# [The request]
Copy each line exactly. Drop every picture.

= = = = = = =

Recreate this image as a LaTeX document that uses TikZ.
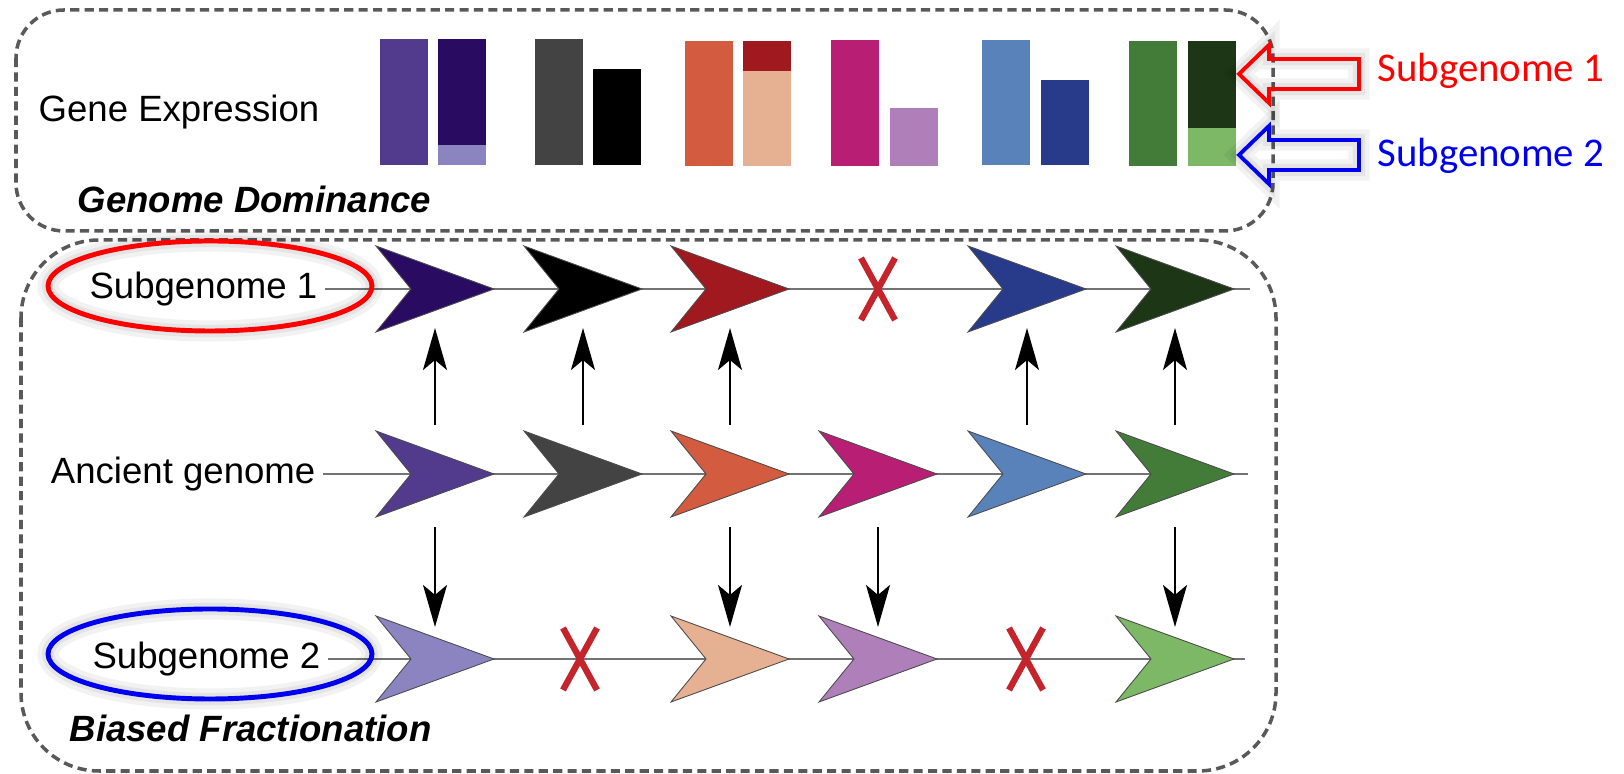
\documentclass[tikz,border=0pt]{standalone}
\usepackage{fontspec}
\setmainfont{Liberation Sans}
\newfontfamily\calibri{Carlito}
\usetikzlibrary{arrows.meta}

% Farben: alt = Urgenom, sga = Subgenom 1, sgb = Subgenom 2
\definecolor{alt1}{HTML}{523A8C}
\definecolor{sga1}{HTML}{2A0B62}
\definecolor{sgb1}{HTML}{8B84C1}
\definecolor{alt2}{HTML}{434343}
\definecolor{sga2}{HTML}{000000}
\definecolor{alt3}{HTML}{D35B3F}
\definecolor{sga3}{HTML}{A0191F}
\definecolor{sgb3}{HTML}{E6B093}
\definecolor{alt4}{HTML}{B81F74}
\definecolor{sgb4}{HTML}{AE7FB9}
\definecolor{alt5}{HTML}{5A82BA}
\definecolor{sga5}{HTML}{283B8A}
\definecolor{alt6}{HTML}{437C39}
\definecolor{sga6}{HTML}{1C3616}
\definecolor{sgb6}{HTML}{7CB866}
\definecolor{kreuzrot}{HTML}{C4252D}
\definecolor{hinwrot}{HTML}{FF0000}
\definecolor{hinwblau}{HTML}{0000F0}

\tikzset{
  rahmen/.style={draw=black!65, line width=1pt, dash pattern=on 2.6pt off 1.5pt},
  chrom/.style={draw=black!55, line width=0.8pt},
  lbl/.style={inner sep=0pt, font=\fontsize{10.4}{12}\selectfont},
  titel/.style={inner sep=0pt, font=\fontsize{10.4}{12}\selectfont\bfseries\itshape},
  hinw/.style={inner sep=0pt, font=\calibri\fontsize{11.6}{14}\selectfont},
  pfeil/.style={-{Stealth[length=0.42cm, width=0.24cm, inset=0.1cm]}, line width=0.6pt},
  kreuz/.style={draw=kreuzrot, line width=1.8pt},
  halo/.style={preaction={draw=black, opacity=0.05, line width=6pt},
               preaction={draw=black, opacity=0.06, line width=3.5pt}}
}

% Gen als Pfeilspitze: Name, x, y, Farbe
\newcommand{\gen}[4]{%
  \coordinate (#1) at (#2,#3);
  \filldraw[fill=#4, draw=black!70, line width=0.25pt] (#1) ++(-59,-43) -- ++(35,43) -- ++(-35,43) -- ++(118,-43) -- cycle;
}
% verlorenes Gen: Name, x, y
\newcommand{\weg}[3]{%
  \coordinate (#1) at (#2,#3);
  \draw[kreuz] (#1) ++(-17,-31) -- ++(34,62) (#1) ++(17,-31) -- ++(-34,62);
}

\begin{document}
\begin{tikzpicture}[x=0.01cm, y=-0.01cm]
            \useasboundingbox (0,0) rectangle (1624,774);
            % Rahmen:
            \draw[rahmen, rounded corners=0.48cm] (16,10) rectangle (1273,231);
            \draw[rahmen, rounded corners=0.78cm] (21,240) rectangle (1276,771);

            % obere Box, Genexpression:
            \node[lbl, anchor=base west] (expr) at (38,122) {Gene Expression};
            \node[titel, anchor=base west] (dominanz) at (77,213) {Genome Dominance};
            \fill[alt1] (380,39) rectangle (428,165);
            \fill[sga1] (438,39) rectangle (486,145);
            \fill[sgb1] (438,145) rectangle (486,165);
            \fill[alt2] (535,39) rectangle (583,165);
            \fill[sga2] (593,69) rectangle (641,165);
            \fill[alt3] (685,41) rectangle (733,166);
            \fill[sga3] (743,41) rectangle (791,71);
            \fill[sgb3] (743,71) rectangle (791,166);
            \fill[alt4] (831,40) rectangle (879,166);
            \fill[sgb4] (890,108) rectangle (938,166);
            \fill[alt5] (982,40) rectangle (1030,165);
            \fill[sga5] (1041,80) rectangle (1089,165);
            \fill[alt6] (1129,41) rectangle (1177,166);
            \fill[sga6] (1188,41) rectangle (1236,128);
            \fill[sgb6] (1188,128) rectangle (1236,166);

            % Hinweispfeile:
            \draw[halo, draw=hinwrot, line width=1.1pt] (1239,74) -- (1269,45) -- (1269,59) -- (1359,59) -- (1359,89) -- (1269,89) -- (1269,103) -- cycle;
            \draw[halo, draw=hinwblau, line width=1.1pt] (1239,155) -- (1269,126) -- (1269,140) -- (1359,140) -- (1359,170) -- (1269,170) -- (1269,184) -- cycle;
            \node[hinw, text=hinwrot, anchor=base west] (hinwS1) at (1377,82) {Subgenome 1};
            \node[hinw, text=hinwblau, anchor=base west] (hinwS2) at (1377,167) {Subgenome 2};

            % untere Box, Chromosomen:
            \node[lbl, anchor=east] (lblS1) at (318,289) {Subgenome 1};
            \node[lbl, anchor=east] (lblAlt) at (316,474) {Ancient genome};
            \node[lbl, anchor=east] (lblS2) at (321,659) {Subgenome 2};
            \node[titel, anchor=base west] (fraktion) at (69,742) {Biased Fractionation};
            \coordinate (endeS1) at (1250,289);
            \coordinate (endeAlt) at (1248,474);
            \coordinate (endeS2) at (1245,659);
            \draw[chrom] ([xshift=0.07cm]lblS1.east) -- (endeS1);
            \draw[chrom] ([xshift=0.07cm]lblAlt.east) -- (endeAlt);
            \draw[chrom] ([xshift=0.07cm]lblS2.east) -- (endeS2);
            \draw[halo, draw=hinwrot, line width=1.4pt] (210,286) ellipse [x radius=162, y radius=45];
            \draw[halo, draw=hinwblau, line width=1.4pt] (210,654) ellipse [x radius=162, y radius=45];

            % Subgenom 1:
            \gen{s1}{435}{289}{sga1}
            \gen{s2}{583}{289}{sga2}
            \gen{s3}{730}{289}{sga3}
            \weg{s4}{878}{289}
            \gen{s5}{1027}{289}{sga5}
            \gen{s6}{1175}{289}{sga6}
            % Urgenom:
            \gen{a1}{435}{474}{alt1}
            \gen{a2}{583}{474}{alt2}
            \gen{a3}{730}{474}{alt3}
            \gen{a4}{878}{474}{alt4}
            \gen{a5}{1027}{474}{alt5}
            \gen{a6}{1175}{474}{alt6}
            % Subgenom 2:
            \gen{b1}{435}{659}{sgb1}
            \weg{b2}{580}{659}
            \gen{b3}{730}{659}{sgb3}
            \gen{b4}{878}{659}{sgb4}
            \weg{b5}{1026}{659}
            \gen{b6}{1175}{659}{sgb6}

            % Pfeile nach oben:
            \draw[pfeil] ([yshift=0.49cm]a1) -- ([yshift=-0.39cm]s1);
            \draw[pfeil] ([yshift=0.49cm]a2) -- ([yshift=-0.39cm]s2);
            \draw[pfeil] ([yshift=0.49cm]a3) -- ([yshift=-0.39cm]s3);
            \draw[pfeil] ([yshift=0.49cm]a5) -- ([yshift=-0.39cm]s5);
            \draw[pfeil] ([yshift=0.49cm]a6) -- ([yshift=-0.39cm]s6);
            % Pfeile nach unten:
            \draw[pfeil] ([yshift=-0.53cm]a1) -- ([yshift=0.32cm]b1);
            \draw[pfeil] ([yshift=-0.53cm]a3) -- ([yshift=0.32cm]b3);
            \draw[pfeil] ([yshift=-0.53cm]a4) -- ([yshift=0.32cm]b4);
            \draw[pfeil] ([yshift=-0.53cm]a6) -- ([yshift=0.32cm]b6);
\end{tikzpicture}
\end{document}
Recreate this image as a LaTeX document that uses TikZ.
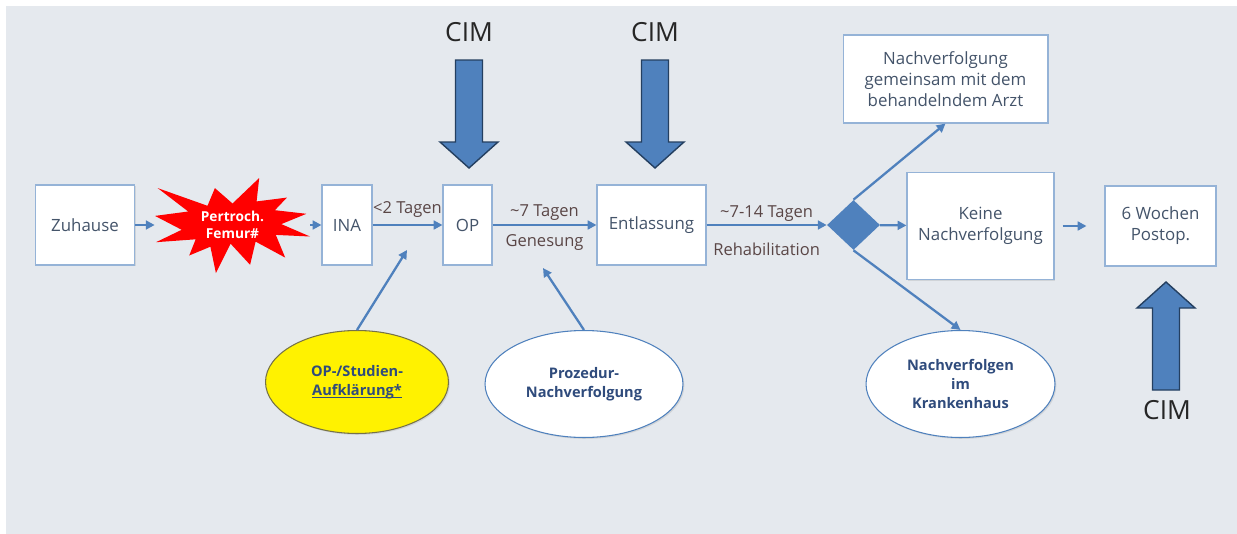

= = = = = = =

# [Final result]
Recreate this image as a LaTeX document that uses TikZ.
\documentclass[tikz,border=0pt]{standalone}
\usepackage{fontspec}
\setmainfont{Liberation Sans}
\newfontfamily\calibri{Carlito}
\usetikzlibrary{arrows.meta}

% Farben: alt = Urgenom, sga = Subgenom 1, sgb = Subgenom 2
\definecolor{alt1}{HTML}{523A8C}
\definecolor{sga1}{HTML}{2A0B62}
\definecolor{sgb1}{HTML}{8B84C1}
\definecolor{alt2}{HTML}{434343}
\definecolor{sga2}{HTML}{000000}
\definecolor{alt3}{HTML}{D35B3F}
\definecolor{sga3}{HTML}{A0191F}
\definecolor{sgb3}{HTML}{E6B093}
\definecolor{alt4}{HTML}{B81F74}
\definecolor{sgb4}{HTML}{AE7FB9}
\definecolor{alt5}{HTML}{5A82BA}
\definecolor{sga5}{HTML}{283B8A}
\definecolor{alt6}{HTML}{437C39}
\definecolor{sga6}{HTML}{1C3616}
\definecolor{sgb6}{HTML}{7CB866}
\definecolor{kreuzrot}{HTML}{C4252D}
\definecolor{hinwrot}{HTML}{FF0000}
\definecolor{hinwblau}{HTML}{0000F0}

\tikzset{
  rahmen/.style={draw=black!65, line width=1pt, dash pattern=on 2.6pt off 1.5pt},
  chrom/.style={draw=black!55, line width=0.8pt},
  lbl/.style={inner sep=0pt, font=\fontsize{10.4}{12}\selectfont},
  titel/.style={inner sep=0pt, font=\fontsize{10.4}{12}\selectfont\bfseries\itshape},
  hinw/.style={inner sep=0pt, font=\calibri\fontsize{11.6}{14}\selectfont},
  pfeil/.style={-{Stealth[length=0.42cm, width=0.24cm, inset=0.1cm]}, line width=0.6pt},
  kreuz/.style={draw=kreuzrot, line width=1.8pt},
  halo/.style={preaction={draw=black, opacity=0.05, line width=6pt},
               preaction={draw=black, opacity=0.06, line width=3.5pt}}
}

% Gen als Pfeilspitze: Name, x, y, Farbe
\newcommand{\gen}[4]{%
  \coordinate (#1) at (#2,#3);
  \filldraw[fill=#4, draw=black!70, line width=0.25pt] (#1) ++(-59,-43) -- ++(35,43) -- ++(-35,43) -- ++(118,-43) -- cycle;
}
% verlorenes Gen: Name, x, y
\newcommand{\weg}[3]{%
  \coordinate (#1) at (#2,#3);
  \draw[kreuz] (#1) ++(-17,-31) -- ++(34,62) (#1) ++(17,-31) -- ++(-34,62);
}

\begin{document}
\begin{tikzpicture}[x=0.01cm, y=-0.01cm]
            \useasboundingbox (0,0) rectangle (1624,774);
            % Rahmen:
            \draw[rahmen, rounded corners=0.48cm] (16,10) rectangle (1273,231);
            \draw[rahmen, rounded corners=0.78cm] (21,240) rectangle (1276,771);

            % obere Box, Genexpression:
            \node[lbl, anchor=base west] (expr) at (38,122) {Gene Expression};
            \node[titel, anchor=base west] (dominanz) at (77,213) {Genome Dominance};
            \fill[alt1] (380,39) rectangle (428,165);
            \fill[sga1] (438,39) rectangle (486,145);
            \fill[sgb1] (438,145) rectangle (486,165);
            \fill[alt2] (535,39) rectangle (583,165);
            \fill[sga2] (593,69) rectangle (641,165);
            \fill[alt3] (685,41) rectangle (733,166);
            \fill[sga3] (743,41) rectangle (791,71);
            \fill[sgb3] (743,71) rectangle (791,166);
            \fill[alt4] (831,40) rectangle (879,166);
            \fill[sgb4] (890,108) rectangle (938,166);
            \fill[alt5] (982,40) rectangle (1030,165);
            \fill[sga5] (1041,80) rectangle (1089,165);
            \fill[alt6] (1129,41) rectangle (1177,166);
            \fill[sga6] (1188,41) rectangle (1236,128);
            \fill[sgb6] (1188,128) rectangle (1236,166);

            % Hinweispfeile:
            \draw[halo, draw=hinwrot, line width=1.1pt] (1239,74) -- (1269,45) -- (1269,59) -- (1359,59) -- (1359,89) -- (1269,89) -- (1269,103) -- cycle;
            \draw[halo, draw=hinwblau, line width=1.1pt] (1239,155) -- (1269,126) -- (1269,140) -- (1359,140) -- (1359,170) -- (1269,170) -- (1269,184) -- cycle;
            \node[hinw, text=hinwrot, anchor=base west] (hinwS1) at (1377,82) {Subgenome 1};
            \node[hinw, text=hinwblau, anchor=base west] (hinwS2) at (1377,167) {Subgenome 2};

            % untere Box, Chromosomen:
            \node[lbl, anchor=east] (lblS1) at (318,289) {Subgenome 1};
            \node[lbl, anchor=east] (lblAlt) at (316,474) {Ancient genome};
            \node[lbl, anchor=east] (lblS2) at (321,659) {Subgenome 2};
            \node[titel, anchor=base west] (fraktion) at (69,742) {Biased Fractionation};
            \coordinate (endeS1) at (1250,289);
            \coordinate (endeAlt) at (1248,474);
            \coordinate (endeS2) at (1245,659);
            \draw[chrom] ([xshift=0.07cm]lblS1.east) -- (endeS1);
            \draw[chrom] ([xshift=0.07cm]lblAlt.east) -- (endeAlt);
            \draw[chrom] ([xshift=0.07cm]lblS2.east) -- (endeS2);
            \draw[halo, draw=hinwrot, line width=1.4pt] (210,286) ellipse [x radius=162, y radius=45];
            \draw[halo, draw=hinwblau, line width=1.4pt] (210,654) ellipse [x radius=162, y radius=45];

            % Subgenom 1:
            \gen{s1}{435}{289}{sga1}
            \gen{s2}{583}{289}{sga2}
            \gen{s3}{730}{289}{sga3}
            \weg{s4}{878}{289}
            \gen{s5}{1027}{289}{sga5}
            \gen{s6}{1175}{289}{sga6}
            % Urgenom:
            \gen{a1}{435}{474}{alt1}
            \gen{a2}{583}{474}{alt2}
            \gen{a3}{730}{474}{alt3}
            \gen{a4}{878}{474}{alt4}
            \gen{a5}{1027}{474}{alt5}
            \gen{a6}{1175}{474}{alt6}
            % Subgenom 2:
            \gen{b1}{435}{659}{sgb1}
            \weg{b2}{580}{659}
            \gen{b3}{730}{659}{sgb3}
            \gen{b4}{878}{659}{sgb4}
            \weg{b5}{1026}{659}
            \gen{b6}{1175}{659}{sgb6}

            % Pfeile nach oben:
            \draw[pfeil] ([yshift=0.49cm]a1) -- ([yshift=-0.39cm]s1);
            \draw[pfeil] ([yshift=0.49cm]a2) -- ([yshift=-0.39cm]s2);
            \draw[pfeil] ([yshift=0.49cm]a3) -- ([yshift=-0.39cm]s3);
            \draw[pfeil] ([yshift=0.49cm]a5) -- ([yshift=-0.39cm]s5);
            \draw[pfeil] ([yshift=0.49cm]a6) -- ([yshift=-0.39cm]s6);
            % Pfeile nach unten:
            \draw[pfeil] ([yshift=-0.53cm]a1) -- ([yshift=0.32cm]b1);
            \draw[pfeil] ([yshift=-0.53cm]a3) -- ([yshift=0.32cm]b3);
            \draw[pfeil] ([yshift=-0.53cm]a4) -- ([yshift=0.32cm]b4);
            \draw[pfeil] ([yshift=-0.53cm]a6) -- ([yshift=0.32cm]b6);
\end{tikzpicture}
\end{document}
Recreate this image as a LaTeX document that uses TikZ.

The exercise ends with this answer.